The experience of suffering is felt through the senses only – the sense organs and the mind at play is what we call suffering.  I have heard, read and thought about this before but never really got it until that poor wretch so clearly reflected my raw yet damaged intense sensual nature.  If only we could detach and settle into a much higher or greater experience of ourselves – our true Selves, then suffering or physical distress may occur but we could be at peace…a deep and infinate peace.  It is our resistance to our experiences, our sensory input which preoccupies and provides a state of suffering for us.
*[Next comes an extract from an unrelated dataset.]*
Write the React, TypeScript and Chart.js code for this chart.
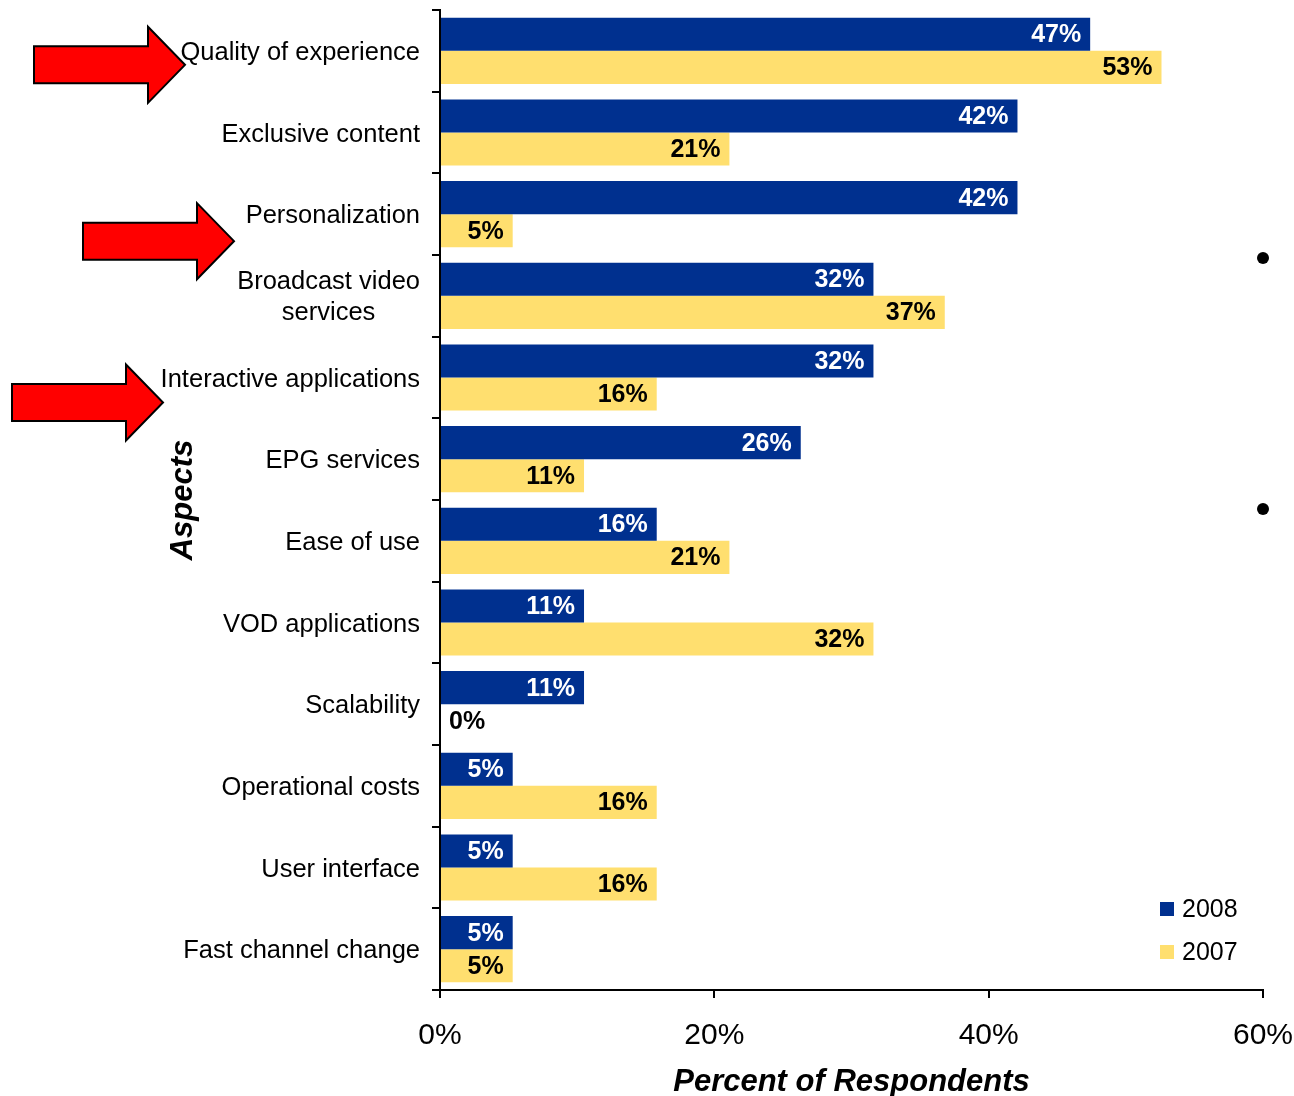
import React, { useEffect, useRef } from 'react';
import { Chart, registerables } from 'chart.js';

Chart.register(...registerables);

const categories: (string | string[])[] = [
  'Quality of experience',
  'Exclusive content',
  'Personalization',
  ['Broadcast video', 'services'],
  'Interactive applications',
  'EPG services',
  'Ease of use',
  'VOD applications',
  'Scalability',
  'Operational costs',
  'User interface',
  'Fast channel change',
];

const values2008 = [47.4, 42.1, 42.1, 31.6, 31.6, 26.3, 15.8, 10.5, 10.5, 5.3, 5.3, 5.3];
const values2007 = [52.6, 21.1, 5.3, 36.8, 15.8, 10.5, 21.1, 31.6, 0, 15.8, 15.8, 5.3];
const seriesLabels = ['2008', '2007'];
const xTickValues = [0, 20, 40, 60];

// category indices marked with red arrows (decoration)
const arrowCategories = [0, 2, 4];

const FONT = '"Liberation Sans", Arial, Helvetica, sans-serif';
const NAVY = '#00308F';
const YELLOW = '#FFDF6F';

const yLabelPlugin = {
  id: 'yLabelPlugin',
  afterDraw(chart: any) {
    const { ctx, chartArea, scales } = chart;
    const y = scales.y;
    ctx.save();
    ctx.font = `25.5px ${FONT}`;
    ctx.fillStyle = '#000';
    ctx.textBaseline = 'middle';
    ctx.textAlign = 'center';
    const right = chartArea.left - 20;
    const lh = 31;
    categories.forEach((lab, i) => {
      const lines = Array.isArray(lab) ? lab : [lab];
      const w = Math.max(...lines.map((l) => ctx.measureText(l).width));
      const cx = right - w / 2;
      const cy = y.getPixelForValue(i) + 2;
      lines.forEach((l, j) => ctx.fillText(l, cx, cy + (j - (lines.length - 1) / 2) * lh));
    });
    ctx.restore();
  },
};

const arrowPlugin = {
  id: 'arrowPlugin',
  afterDraw(chart: any) {
    const { ctx, scales, chartArea } = chart;
    const y = scales.y;
    const specs = [
      { tipX: 185, dy: 14 },
      { tipX: 234, dy: 27 },
      { tipX: 163, dy: 25 },
    ];
    ctx.save();
    arrowCategories.forEach((c, k) => {
      const s = specs[k];
      const ty = y.getPixelForValue(c) + s.dy;
      const tx = s.tipX;
      const headLen = 37;
      const bodyLen = 114;
      const bh = 18.5;
      const hh = 38;
      ctx.beginPath();
      ctx.moveTo(tx - headLen - bodyLen, ty - bh);
      ctx.lineTo(tx - headLen, ty - bh);
      ctx.lineTo(tx - headLen, ty - hh);
      ctx.lineTo(tx, ty);
      ctx.lineTo(tx - headLen, ty + hh);
      ctx.lineTo(tx - headLen, ty + bh);
      ctx.lineTo(tx - headLen - bodyLen, ty + bh);
      ctx.closePath();
      ctx.fillStyle = '#FF0000';
      ctx.fill();
      ctx.lineWidth = 2;
      ctx.strokeStyle = '#000';
      ctx.lineJoin = 'miter';
      ctx.stroke();
    });
    // two stray bullet dots at the right edge
    ctx.fillStyle = '#000';
    [258, 509].forEach((dy) => {
      ctx.beginPath();
      ctx.arc(chartArea.right, dy, 6, 0, Math.PI * 2);
      ctx.fill();
    });
    ctx.restore();
  },
};

const valueLabelPlugin = {
  id: 'valueLabelPlugin',
  afterDatasetsDraw(chart: any) {
    const { ctx } = chart;
    ctx.save();
    ctx.font = `bold 25px ${FONT}`;
    ctx.textBaseline = 'middle';
    chart.data.datasets.forEach((ds: any, di: number) => {
      const meta = chart.getDatasetMeta(di);
      meta.data.forEach((bar: any, i: number) => {
        const v = ds.data[i] as number;
        const txt = Math.round(v) + '%';
        const { x, y, base } = bar.getProps(['x', 'y', 'base'], true);
        if (v > 0) {
          ctx.fillStyle = di === 0 ? '#FFFFFF' : '#000000';
          ctx.textAlign = 'right';
          ctx.fillText(txt, x - 9, y + 1);
        } else {
          ctx.fillStyle = '#000000';
          ctx.textAlign = 'left';
          ctx.fillText(txt, base + 9, y + 1);
        }
      });
    });
    ctx.restore();
  },
};

const legendPlugin = {
  id: 'customLegend',
  afterDraw(chart: any) {
    const { ctx, chartArea } = chart;
    ctx.save();
    ctx.font = `25px ${FONT}`;
    ctx.textBaseline = 'middle';
    ctx.textAlign = 'left';
    chart.data.datasets.forEach((ds: any, i: number) => {
      const cy = chartArea.bottom - 81 + i * 43;
      const sx = chartArea.right - 103;
      ctx.fillStyle = ds.backgroundColor;
      ctx.fillRect(sx, cy - 7, 14, 14);
      ctx.fillStyle = '#000';
      ctx.fillText(ds.label, sx + 22, cy + 1);
    });
    ctx.restore();
  },
};

export default function App() {
  const canvasRef = useRef<HTMLCanvasElement | null>(null);

  useEffect(() => {
    document.body.style.margin = '0';
    const canvas = canvasRef.current;
    if (!canvas) return;
    const chart = new Chart(canvas, {
      type: 'bar',
      data: {
        labels: categories as any,
        datasets: [
          {
            label: seriesLabels[0],
            data: values2008,
            backgroundColor: NAVY,
            categoryPercentage: 0.81,
            barPercentage: 1,
          },
          {
            label: seriesLabels[1],
            data: values2007,
            backgroundColor: YELLOW,
            categoryPercentage: 0.81,
            barPercentage: 1,
          },
        ],
      },
      options: {
        indexAxis: 'y',
        animation: false,
        responsive: true,
        maintainAspectRatio: false,
        layout: { padding: { top: 10, right: 31, bottom: 0, left: 0 } },
        plugins: {
          legend: { display: false },
          tooltip: { enabled: false },
        },
        scales: {
          x: {
            type: 'linear',
            min: 0,
            max: 60,
            afterBuildTicks: (scale: any) => {
              scale.ticks = xTickValues.map((v) => ({ value: v }));
            },
            ticks: {
              callback: (v: any) => v + '%',
              color: '#000',
              font: { family: FONT, size: 30 },
              padding: 20,
              maxRotation: 0,
            },
            grid: {
              drawOnChartArea: false,
              drawTicks: true,
              tickLength: 8,
              color: '#000',
              lineWidth: 2,
            },
            border: { display: true, color: '#000', width: 2 },
            title: {
              display: true,
              text: 'Percent of Respondents',
              color: '#000',
              font: { family: FONT, size: 31, weight: 'bold', style: 'italic', lineHeight: 1 },
              padding: { top: 0, bottom: -2 },
            },
            afterFit: (scale: any) => {
              scale.height = 106;
              scale.paddingLeft = 0;
              scale.paddingRight = 0;
            },
          },
          y: {
            type: 'category',
            ticks: { display: false },
            grid: {
              offset: true,
              drawOnChartArea: false,
              drawTicks: true,
              tickLength: 8,
              color: '#000',
              lineWidth: 2,
            },
            border: { display: true, color: '#000', width: 2 },
            title: {
              display: true,
              text: 'Aspects',
              color: '#000',
              font: { family: FONT, size: 31, weight: 'bold', style: 'italic', lineHeight: 1 },
              padding: { top: 168, bottom: 0 },
            },
            afterFit: (scale: any) => {
              scale.width = 440;
              scale.paddingTop = 0;
              scale.paddingBottom = 0;
            },
          },
        },
      } as any,
      plugins: [valueLabelPlugin, yLabelPlugin, arrowPlugin, legendPlugin],
    });
    return () => chart.destroy();
  }, []);

  return (
    <div style={{ position: 'relative', width: '1294px', height: '1096px' }}>
      <canvas ref={canvasRef} />
    </div>
  );
}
And just like that both teachers in DOG/GOD form,  got up and left the temple. 

Finally the main temple where Tara Ma’s Murti is housed opens and there is a rush…I watch and see how things are done.  When all the lines have been established and gates closed, I find a place where I catch my first distant glimpse of her and am chilled by her presence.  My skin comes alive, my blood quivers and a tear rolls down my cheek.  She is beautifully still in her powerful reflective radiance.  A sight to behold and imprinted within the layers of my being.



Finally I amble away from the temple in an exhausted but contented state, thinking I will return tomorrow in the hope to come closer to my Ishta, but trust her to provide me what I need when I am ready.  I come across the smashan (graveyard – which is synonyms with Tara and Varma Marga (of left-hand tantra of which Aghoris are the followers/disciples) where the famous Mad Baba lived many years ago and is still worshiped today.  There is lots of activity – pandits are perfoming havans, wild women are cursing and laughing hysterically, dogs are barking and fighting over food and the arrival of a fresh corpse carried by 4 friends.   He will be burnt and often times, what remains the aghoris will consume.
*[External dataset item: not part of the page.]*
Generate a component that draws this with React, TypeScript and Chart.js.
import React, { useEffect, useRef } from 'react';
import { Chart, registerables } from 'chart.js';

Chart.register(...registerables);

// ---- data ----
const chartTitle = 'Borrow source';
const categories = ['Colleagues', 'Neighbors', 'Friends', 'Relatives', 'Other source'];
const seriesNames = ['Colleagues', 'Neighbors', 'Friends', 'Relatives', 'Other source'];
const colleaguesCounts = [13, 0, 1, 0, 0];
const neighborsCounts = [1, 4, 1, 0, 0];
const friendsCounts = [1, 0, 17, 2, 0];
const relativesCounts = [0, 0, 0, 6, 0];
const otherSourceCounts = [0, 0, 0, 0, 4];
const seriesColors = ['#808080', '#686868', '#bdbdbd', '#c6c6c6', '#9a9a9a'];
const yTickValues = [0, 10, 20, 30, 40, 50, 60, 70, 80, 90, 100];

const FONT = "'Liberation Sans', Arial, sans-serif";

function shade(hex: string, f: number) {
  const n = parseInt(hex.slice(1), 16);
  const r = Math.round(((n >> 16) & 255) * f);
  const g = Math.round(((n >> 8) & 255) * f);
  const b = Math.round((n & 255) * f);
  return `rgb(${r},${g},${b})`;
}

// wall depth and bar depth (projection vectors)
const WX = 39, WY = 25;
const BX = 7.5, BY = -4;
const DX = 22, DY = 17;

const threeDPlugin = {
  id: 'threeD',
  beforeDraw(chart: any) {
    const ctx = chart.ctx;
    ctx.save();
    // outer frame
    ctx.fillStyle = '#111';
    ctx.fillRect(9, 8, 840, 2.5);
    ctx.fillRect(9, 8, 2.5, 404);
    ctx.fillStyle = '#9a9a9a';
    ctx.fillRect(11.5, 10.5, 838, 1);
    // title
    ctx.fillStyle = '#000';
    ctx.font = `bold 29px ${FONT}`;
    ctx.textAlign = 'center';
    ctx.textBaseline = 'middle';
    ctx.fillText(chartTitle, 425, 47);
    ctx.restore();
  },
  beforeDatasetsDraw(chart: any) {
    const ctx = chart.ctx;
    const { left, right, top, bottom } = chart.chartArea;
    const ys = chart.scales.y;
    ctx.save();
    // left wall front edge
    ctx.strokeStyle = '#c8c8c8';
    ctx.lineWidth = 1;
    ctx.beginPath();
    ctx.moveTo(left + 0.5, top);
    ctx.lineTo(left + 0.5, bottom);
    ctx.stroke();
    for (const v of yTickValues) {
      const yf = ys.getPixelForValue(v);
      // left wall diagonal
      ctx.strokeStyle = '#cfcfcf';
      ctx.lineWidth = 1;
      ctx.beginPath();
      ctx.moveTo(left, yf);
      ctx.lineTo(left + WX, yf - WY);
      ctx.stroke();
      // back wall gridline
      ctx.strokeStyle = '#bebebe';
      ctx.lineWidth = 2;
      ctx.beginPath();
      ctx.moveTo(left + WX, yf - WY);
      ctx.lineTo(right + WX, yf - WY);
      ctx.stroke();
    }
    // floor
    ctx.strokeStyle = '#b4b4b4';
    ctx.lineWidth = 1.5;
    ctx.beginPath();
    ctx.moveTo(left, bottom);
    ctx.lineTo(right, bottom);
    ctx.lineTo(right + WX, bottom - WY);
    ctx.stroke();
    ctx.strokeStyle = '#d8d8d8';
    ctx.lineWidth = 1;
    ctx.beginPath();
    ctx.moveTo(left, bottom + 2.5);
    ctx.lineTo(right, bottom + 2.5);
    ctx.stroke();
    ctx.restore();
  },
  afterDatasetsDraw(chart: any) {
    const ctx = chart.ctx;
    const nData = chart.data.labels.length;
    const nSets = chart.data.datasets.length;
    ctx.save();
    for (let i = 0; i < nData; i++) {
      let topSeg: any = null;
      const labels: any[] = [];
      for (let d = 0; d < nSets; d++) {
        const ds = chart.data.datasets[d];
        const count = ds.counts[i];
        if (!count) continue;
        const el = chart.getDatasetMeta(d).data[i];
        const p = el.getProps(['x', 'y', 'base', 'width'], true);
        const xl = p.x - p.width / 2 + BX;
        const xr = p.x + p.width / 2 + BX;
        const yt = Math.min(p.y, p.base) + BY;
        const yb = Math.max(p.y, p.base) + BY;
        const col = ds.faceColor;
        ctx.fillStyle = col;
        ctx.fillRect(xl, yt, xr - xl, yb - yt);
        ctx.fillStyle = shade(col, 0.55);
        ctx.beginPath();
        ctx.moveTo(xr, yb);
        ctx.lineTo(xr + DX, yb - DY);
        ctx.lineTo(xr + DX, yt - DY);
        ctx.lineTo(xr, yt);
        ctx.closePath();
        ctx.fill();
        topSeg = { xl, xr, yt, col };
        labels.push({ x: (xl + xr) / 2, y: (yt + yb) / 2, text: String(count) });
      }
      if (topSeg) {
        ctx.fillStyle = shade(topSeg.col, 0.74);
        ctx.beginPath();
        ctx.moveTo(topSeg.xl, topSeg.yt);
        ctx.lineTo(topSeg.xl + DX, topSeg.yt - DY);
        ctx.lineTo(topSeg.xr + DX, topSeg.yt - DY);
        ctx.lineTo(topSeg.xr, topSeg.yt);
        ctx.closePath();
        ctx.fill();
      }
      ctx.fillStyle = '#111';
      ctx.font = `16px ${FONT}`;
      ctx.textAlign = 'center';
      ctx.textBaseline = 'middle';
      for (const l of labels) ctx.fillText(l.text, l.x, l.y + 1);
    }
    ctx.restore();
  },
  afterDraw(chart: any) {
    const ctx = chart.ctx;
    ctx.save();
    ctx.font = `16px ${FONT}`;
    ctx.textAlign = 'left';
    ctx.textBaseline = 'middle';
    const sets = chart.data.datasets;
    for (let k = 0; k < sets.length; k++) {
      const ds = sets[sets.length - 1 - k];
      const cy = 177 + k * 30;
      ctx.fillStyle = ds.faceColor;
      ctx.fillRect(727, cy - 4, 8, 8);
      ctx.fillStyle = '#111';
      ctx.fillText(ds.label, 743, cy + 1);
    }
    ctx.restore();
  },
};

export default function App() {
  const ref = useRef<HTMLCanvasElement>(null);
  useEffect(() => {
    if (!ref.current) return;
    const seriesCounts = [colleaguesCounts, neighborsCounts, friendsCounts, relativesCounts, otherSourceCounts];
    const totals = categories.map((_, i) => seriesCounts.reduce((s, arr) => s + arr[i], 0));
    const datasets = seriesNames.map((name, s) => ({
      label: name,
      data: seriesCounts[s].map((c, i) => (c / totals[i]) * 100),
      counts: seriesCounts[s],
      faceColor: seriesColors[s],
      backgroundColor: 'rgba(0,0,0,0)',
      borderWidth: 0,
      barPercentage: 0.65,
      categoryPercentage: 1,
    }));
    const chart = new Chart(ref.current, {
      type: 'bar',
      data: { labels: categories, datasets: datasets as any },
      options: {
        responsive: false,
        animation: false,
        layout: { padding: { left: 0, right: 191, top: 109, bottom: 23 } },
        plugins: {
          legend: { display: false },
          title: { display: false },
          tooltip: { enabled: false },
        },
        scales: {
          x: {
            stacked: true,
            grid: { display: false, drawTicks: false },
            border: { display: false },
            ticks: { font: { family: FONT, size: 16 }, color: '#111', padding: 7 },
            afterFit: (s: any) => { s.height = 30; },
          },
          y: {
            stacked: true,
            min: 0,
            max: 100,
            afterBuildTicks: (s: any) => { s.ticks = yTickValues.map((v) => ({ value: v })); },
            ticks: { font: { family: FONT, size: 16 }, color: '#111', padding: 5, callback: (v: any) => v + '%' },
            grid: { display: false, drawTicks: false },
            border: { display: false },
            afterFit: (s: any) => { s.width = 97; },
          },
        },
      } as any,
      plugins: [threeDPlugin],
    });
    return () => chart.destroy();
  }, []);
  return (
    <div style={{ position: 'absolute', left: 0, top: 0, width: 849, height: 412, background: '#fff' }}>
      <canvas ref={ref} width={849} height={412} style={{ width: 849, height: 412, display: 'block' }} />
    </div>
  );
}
As I see and think this, I am caught by the awareness that I don’t have a problem with death but rather gets me thinking about consciousness and where it does go after it leaves the body.  What is this life and what is this death?  How do our karmas trap us (like the suffering of that dog and my neurotic nature) and what is released and what stays when ‘death’ occurs?

As I walk back to the hotel, now oblivious to any attention I am attracting, and feeling blessed for this incredible life of mine, I feed two little puppies some butter biscuits who are very young and starving at which point I feel very proud of myself for giving them a chance to grow!

And just like that – Tara knocked me on my ass with the ferocious intensity she is so famous for in the form of a second lesson;

A little way up the road, I see a little puppy (just like the one I had just so proudly fed) in the middle of the road with what looks to be her mother standing over, grooming her.  Yet as I draw closer, I realise that the puppy is dead – I now assume – that its mother is grieving and trying to lick it back to life.  However like cogs in a wheel of consciousness, reality finally clicks into place and revealed the raw truth.  The puppy is dead having been hit by a car, its brains and entrails are spewing out like a smorgasbord on the muddy earth beneath and the ‘mother’…which I am not sure was the relationship to this pup, was licking the blood and eating the fresh morsels on offer whilst savagely growling at other ravenous canine onlookers, obviously keen to keep this fresh piece of meat to itself.

I go up to them both and look – really look at the reality before me. 

This is life and this is death. 

This is Shiva and Ma at play



As I continue back to the hotel, I feel fine and strangely ok given the intensity of the day but then slowly the ripples of intensity start crashing against my sensibilities – and I feel raw, sensitive, exposed, afraid and crave comfort.  As tough as I want to be, as fierce as I sometimes am, this little soul has far too much conditioning… I am no Aghori.

This was day one….which laid the strong foundations for the big lessons in sacrifice I was to encounter the following day.